Nun's Diary: Confession
Plot
After being brutally raped on her honeymoon, a young woman attempts suicide. A nearby priest talks her out of it and she decides to become a nun. But once inside she finds that this house of God is a den of debauchery and depravity.
Overall Series Review
Categorical Breakdown
The film does not focus on race, intersectionality, or the vilification of whiteness; the cast is Japanese, and the conflict is entirely personal and institutional. Character merit is irrelevant as the plot is one of ceaseless victimhood and exploitation, not a lecture on privilege.
The film attacks a core Western institution (Catholicism) by depicting its sacred space as corrupt, but the focus is on sexploitation and not a broad critique of 'Western civilization' or 'ancestors.' The narrative is not concerned with civilizational self-hatred, but with exposing institutional hypocrisy.
The female leads are not 'Girl Boss' figures; the main character is a continual victim, and the other women are her abusers, which shows female characters as depraved rather than perfect. The female-only convent is depicted as a prison of vice, which subverts any message of female solidarity, yet it also completely ignores concepts of complementarianism or the celebration of motherhood.
The narrative intensely focuses on the alternative sexualities practiced by the nuns within the convent, making non-traditional sexual identity the central characteristic of the antagonists.
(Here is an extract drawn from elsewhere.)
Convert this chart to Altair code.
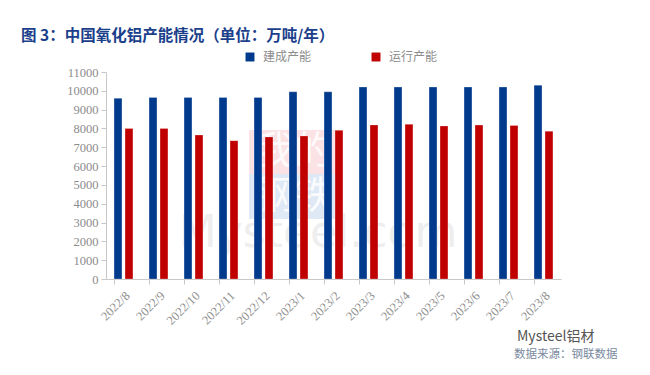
import altair as alt
import pandas as pd

months = ["2022/8", "2022/9", "2022/10", "2022/11", "2022/12", "2023/1", "2023/2",
          "2023/3", "2023/4", "2023/5", "2023/6", "2023/7", "2023/8"]
built = [9600, 9650, 9650, 9650, 9650, 9950, 9950, 10200, 10200, 10200, 10200, 10200, 10300]
running = [8000, 8000, 7650, 7350, 7550, 7600, 7900, 8180, 8220, 8130, 8180, 8160, 7850]
series = ["建成产能", "运行产能"]
colors = ["#003A8C", "#C00000"]

rows = []
for m, b, r in zip(months, built, running):
    rows.append({"month": m, "series": series[0], "value": b})
    rows.append({"month": m, "series": series[1], "value": r})
df = pd.DataFrame(rows)

serif = "Liberation Serif"
cjk = "Noto Sans CJK SC"

bars = alt.Chart(df).mark_bar(stroke="#ffffff", strokeWidth=0.5, strokeOpacity=0.5).encode(
    x=alt.X("month:N", sort=months, title=None,
            scale=alt.Scale(paddingInner=0.46, paddingOuter=0.23),
            axis=alt.Axis(labelAngle=-45, labelFont=serif, labelFontSize=12.5,
                          labelColor="#8c8c8c", domainColor="#c8c8c8", tickColor="#c8c8c8",
                          tickSize=5, bandPosition=0, labelPadding=5, grid=False)),
    xOffset=alt.XOffset("series:N", sort=series,
                        scale=alt.Scale(paddingInner=0.28, paddingOuter=0)),
    y=alt.Y("value:Q", title=None,
            scale=alt.Scale(domain=[0, 11000], nice=False),
            axis=alt.Axis(values=list(range(0, 11001, 1000)), format="d", labelFont=serif,
                          labelFontSize=12.5, labelColor="#8c8c8c", domainColor="#c8c8c8",
                          tickColor="#c8c8c8", tickSize=5, grid=False, labelPadding=3)),
    color=alt.Color("series:N", sort=series,
                    scale=alt.Scale(domain=series, range=colors),
                    legend=alt.Legend(title=None, orient="none", direction="horizontal",
                                      legendX=138, legendY=-21, symbolType="square",
                                      symbolSize=80, symbolStrokeWidth=0,
                                      labelFont=cjk, labelFontSize=12, labelColor="#8c8c8c",
                                      columnPadding=58, labelOffset=7)),
)

# watermark
wm_rect = alt.Chart(pd.DataFrame({"a": [0]})).mark_rect(color="#f4b6bd", opacity=0.4).encode(
    x=alt.value(143), x2=alt.value(234), y=alt.value(58), y2=alt.value(102))
wm_rect2 = alt.Chart(pd.DataFrame({"a": [0]})).mark_rect(color="#b9cfe8", opacity=0.45).encode(
    x=alt.value(143), x2=alt.value(234), y=alt.value(102), y2=alt.value(147))
wm_t1 = alt.Chart(pd.DataFrame({"t": ["我的"]})).mark_text(
    font=cjk, fontSize=38, color="#ffffff", opacity=0.85, align="center", baseline="middle"
).encode(text="t:N", x=alt.value(188), y=alt.value(80))
wm_t2 = alt.Chart(pd.DataFrame({"t": ["钢铁"]})).mark_text(
    font=cjk, fontSize=38, color="#ffffff", opacity=0.85, align="center", baseline="middle"
).encode(text="t:N", x=alt.value(188), y=alt.value(125))
wm_t3 = alt.Chart(pd.DataFrame({"t": ["Mysteel.com"]})).mark_text(
    font="DejaVu Sans", fontSize=44, color="#cfcfcf", opacity=0.35, align="center", baseline="middle"
).encode(text="t:N", x=alt.value(212), y=alt.value(162))

title = alt.Chart(pd.DataFrame({"t": ["图 3：中国氧化铝产能情况（单位：万吨/年）"]})).mark_text(
    font=cjk, fontSize=15.5, fontWeight="bold", color="#1B3F8B", align="left", baseline="middle"
).encode(text="t:N", x=alt.value(-85), y=alt.value(-36))

brand = alt.Chart(pd.DataFrame({"t": ["Mysteel铝材"]})).mark_text(
    font=cjk, fontSize=14, color="#555555", align="left", baseline="middle"
).encode(text="t:N", x=alt.value(411), y=alt.value(265))
source = alt.Chart(pd.DataFrame({"t": ["数据来源：钢联数据"]})).mark_text(
    font=cjk, fontSize=11.5, color="#7a8aa0", align="left", baseline="middle"
).encode(text="t:N", x=alt.value(408), y=alt.value(283))

chart = alt.layer(wm_rect, wm_rect2, wm_t1, wm_t2, wm_t3, bars,
                  title, brand, source).properties(
    width=455, height=207,
    padding={"left": 13, "top": 21, "right": 5, "bottom": 5},
    background="#ffffff",
).configure_view(strokeWidth=0, stroke=None)

chart.save("out.html", embed_options={"renderer": "svg", "actions": False})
The deconstruction of the religious structure directly involves the centering of lesbianism and sadomasochism in a transgressive context.
The entire premise is an overt, uncompromising attack on traditional religion, specifically Catholicism. The convent, the physical representation of the 'house of God,' is shown to be a source of evil, abuse, and depravity, framing Christian-based traditional religion as the root of oppression and vice.